By Keith Naughton on 6/19/05
JUAN JOSE GUTIERREZ
Juan Jose Gutierrez has never set foot in China or Indonesia. But that didn’t stop the president of the fast-food chain Pollo Campero (“Country-Style Chicken”) from announcing plans earlier this month to move into those Asian markets. The first of as many as 500 China stores is due to open in Shanghai by the end of this year. China has become a “mecca” for businesses all over the world, says Gutierrez, 47. “As Latin American businessmen we asked ourselves, ‘Why not us?’”
Not many businessmen from small Latin nations have ever asked that question. Pollo Campero hails from tiny Guatemala, yet is the most ambitious international restaurant chain from any Latin nation, large or small. While some Mexican chains and Venezuela’s Churromania have entered the U.S. market, Gutierrez reckons he is the first to target Asia. Highly successful in Guatemala and neighboring Latin markets, Pollo Campero followed its Central American customers along immigration routes to U.S. cities like Houston, Dallas and New York. It now has 196 stores in nine countries, employing nearly 7,000 people and generating annual revenue of $300 million. But Asia is Gutierrez’s first move outside Central America and its diaspora, and represents a quantum leap in ambition and risk. Bob Sandelman, the head of a southern California consumer-research firm, says Pollo Campero “does seem a bit like a fish out of water with no Latin American population in China.”
A balding, diminutive father of four, Gutierrez and his executives cite several reasons to expect a smooth swim in Asia. One is the worldwide fascination with Latino culture, food and celebrities, for which U.S. franchise operations chief Rodolfo Jimenez sees an unmet demand in Asia. Another reason: that killer chicken recipe. Pollo Campero didn’t even have to sell itself in Indonesia: a major Indonesia restaurant company badgered it for franchise rights for two years. In China, Kentucky Fried Chicken has set up 1,200 stores since arriving in 1987, proving there’s a huge market for fried chicken. And Pollo Campero has gone head to head with the American giant before: KFC tried to crack the Guatemalan market shortly after Pollo Campero was founded by Gutierrez’s father in 1971, and couldn’t.
Gutierrez, who was 16 when his father Dionisio died in a plane crash in 1974, took over Pollo Campero eight years later.
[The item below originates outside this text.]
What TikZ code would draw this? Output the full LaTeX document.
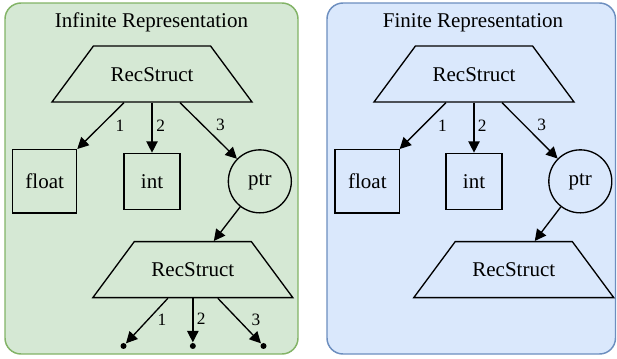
\documentclass[tikz,border=0pt]{standalone}
\usepackage{fontspec}
\setmainfont{Liberation Serif}
\usetikzlibrary{shapes.geometric, arrows.meta, positioning, backgrounds}

\definecolor{infill}{HTML}{D5E8D4}
\definecolor{indraw}{HTML}{82B366}
\definecolor{finfill}{HTML}{DAE8FC}
\definecolor{findraw}{HTML}{6C8EBF}

\begin{document}
\begin{tikzpicture}[
    x=0.75pt, y=-0.75pt,
    font=\fontsize{15.75pt}{18pt}\selectfont,
    >={Triangle[length=8.5pt, width=8.5pt]},
    line width=1pt,
    rec/.style={
        trapezium,
        trapezium stretches body,
        trapezium left angle=53.5,
        trapezium right angle=53.5,
        draw,
        text height=11pt,
        text depth=0pt,
        inner xsep=0pt,
        inner ysep=15.5pt,
        minimum width=150pt
    },
    field/.style={
        rectangle,
        draw,
        inner sep=0pt
    },
    pointer/.style={
        circle,
        draw,
        inner sep=0pt,
        minimum size=47.25pt
    },
    leaf/.style={
        circle,
        fill=black,
        inner sep=0pt,
        minimum size=4.5pt
    },
    num/.style={
        font=\fontsize{13pt}{15pt}\selectfont,
        inner sep=0pt
    },
    title/.style={
        anchor=base,
        inner sep=0pt
    },
    group/.style={
        line width=1.1pt,
        rounded corners=12pt
    }
]
\useasboundingbox (0,0) rectangle (617,358);

% Left cluster: unrolled recursion
\node[title] (titleA) at (151.5,27) {Infinite Representation};
\node[rec] (rsA) at (152,74) {RecStruct};
\node[field, minimum width=42pt, minimum height=42pt, below=37.5pt of rsA] (intA) {int};
\node[field, minimum width=48pt, minimum height=47.5pt, left=34.5pt of intA] (floatA) {float};
\node[pointer, right=35.25pt of intA] (ptrA) {ptr};
\node[rec, below=20.6pt of ptrA, xshift=-50.25pt] (rs2A) {RecStruct};
\node[leaf, below=33pt of rs2A] (d2A) {};
\node[leaf, left=46.5pt of d2A] (d1A) {};
\node[leaf, right=47.5pt of d2A] (d3A) {};

\draw[->] ([xshift=-21pt]rsA.south) -- (floatA) node[num, midway, xshift=14.5pt] {1};
\draw[->] (rsA.south) -- (intA) node[num, midway, xshift=6.5pt, yshift=1.5pt] {2};
\draw[->] ([xshift=21pt]rsA.south) -- (ptrA) node[num, midway, xshift=9pt, yshift=4.2pt] {3};
\draw[->] (ptrA) -- ([xshift=15.75pt]rs2A.north);
\draw[->] ([xshift=-18.75pt]rs2A.south) -- (d1A) node[num, midway, xshift=11.3pt, yshift=0.8pt] {1};
\draw[->] (rs2A.south) -- (d2A) node[num, midway, xshift=6.2pt, yshift=0.8pt] {2};
\draw[->] ([xshift=18.75pt]rs2A.south) -- (d3A) node[num, midway, xshift=12.5pt, yshift=0.8pt] {3};

% Right cluster: pointer closes the cycle
\node[title] (titleB) at (473,27) {Finite Representation};
\node[rec] (rsB) at (474,74) {RecStruct};
\node[field, minimum width=42pt, minimum height=42pt, below=37.5pt of rsB] (intB) {int};
\node[field, minimum width=48.5pt, minimum height=47.5pt, left=33.75pt of intB] (floatB) {float};
\node[pointer, right=34.1pt of intB] (ptrB) {ptr};
\node[rec, below=20.6pt of ptrB, xshift=-49.9pt] (rs2B) {RecStruct};

\draw[->] ([xshift=-21pt]rsB.south) -- (floatB) node[num, midway, xshift=14.8pt] {1};
\draw[->] (rsB.south) -- (intB) node[num, midway, xshift=6.2pt, yshift=1.5pt] {2};
\draw[->] ([xshift=21pt]rsB.south) -- (ptrB) node[num, midway, xshift=9pt, yshift=4.2pt] {3};
\draw[->] (ptrB) -- ([xshift=15.75pt]rs2B.north);

\begin{scope}[on background layer]
    \draw[group, draw=indraw, fill=infill] (5,3) rectangle (298,354);
    \draw[group, draw=findraw, fill=finfill] (327,3) rectangle (615.5,354);
\end{scope}

\end{tikzpicture}
\end{document}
His first move into the United States failed after a year, when the company-owned restaurant in Miami was quickly dragged down by a weak understanding of the local market and high employee turnover. The failure taught Gutierrez the advantages of franchising over direct ownership, and led to the opening of an international franchising arm in the mid-1990s.
The company’s first franchises were in Central America and built on a fiercely loyal customer base. At airport stores in Guatemala City and San Salvador, U.S.-bound passengers stuffed duffel bags with Pollo Campero chicken as a treat for stateside relatives. Some even stocked up in order to resell the spicy chicken for a profit in American cities. When planes on these routes began to smell of chicken, executives of one carrier asked Pollo Campero to use scent-proof packaging. Pollo Campero declined, but the episode inspired the company to start thinking about expansion into the United States.
The frenzy that greeted its 2002 U.S. debut was worthy of a Hollywood premiere. People began lining up outside the first L.A. store nearly six hours before its scheduled opening, forcing the franchise owners to stay open until 3 in the morning the next day. Sales hit the $1 million mark on the 47th day of operations. To date, Pollo Campero has allowed word of mouth to spread the company’s name in the Latino community and to the larger American market. They cite a new Virginia store where Latinos represent only 6 percent of clientele as a sign of its appeal.
Crossing over to China will be much tougher, analysts warn. Weak protection for intellectual property means Pollo Campero is bound to spawn imitators. Gutierrez says he’s well aware that restaurants have the “highest mortality rate” in the business world, and of what survival entails. If Pollo Campero falters in China, it wouldn’t be his first brush with failure. If it succeeds, he may embolden other Latinos to think as big as Asia.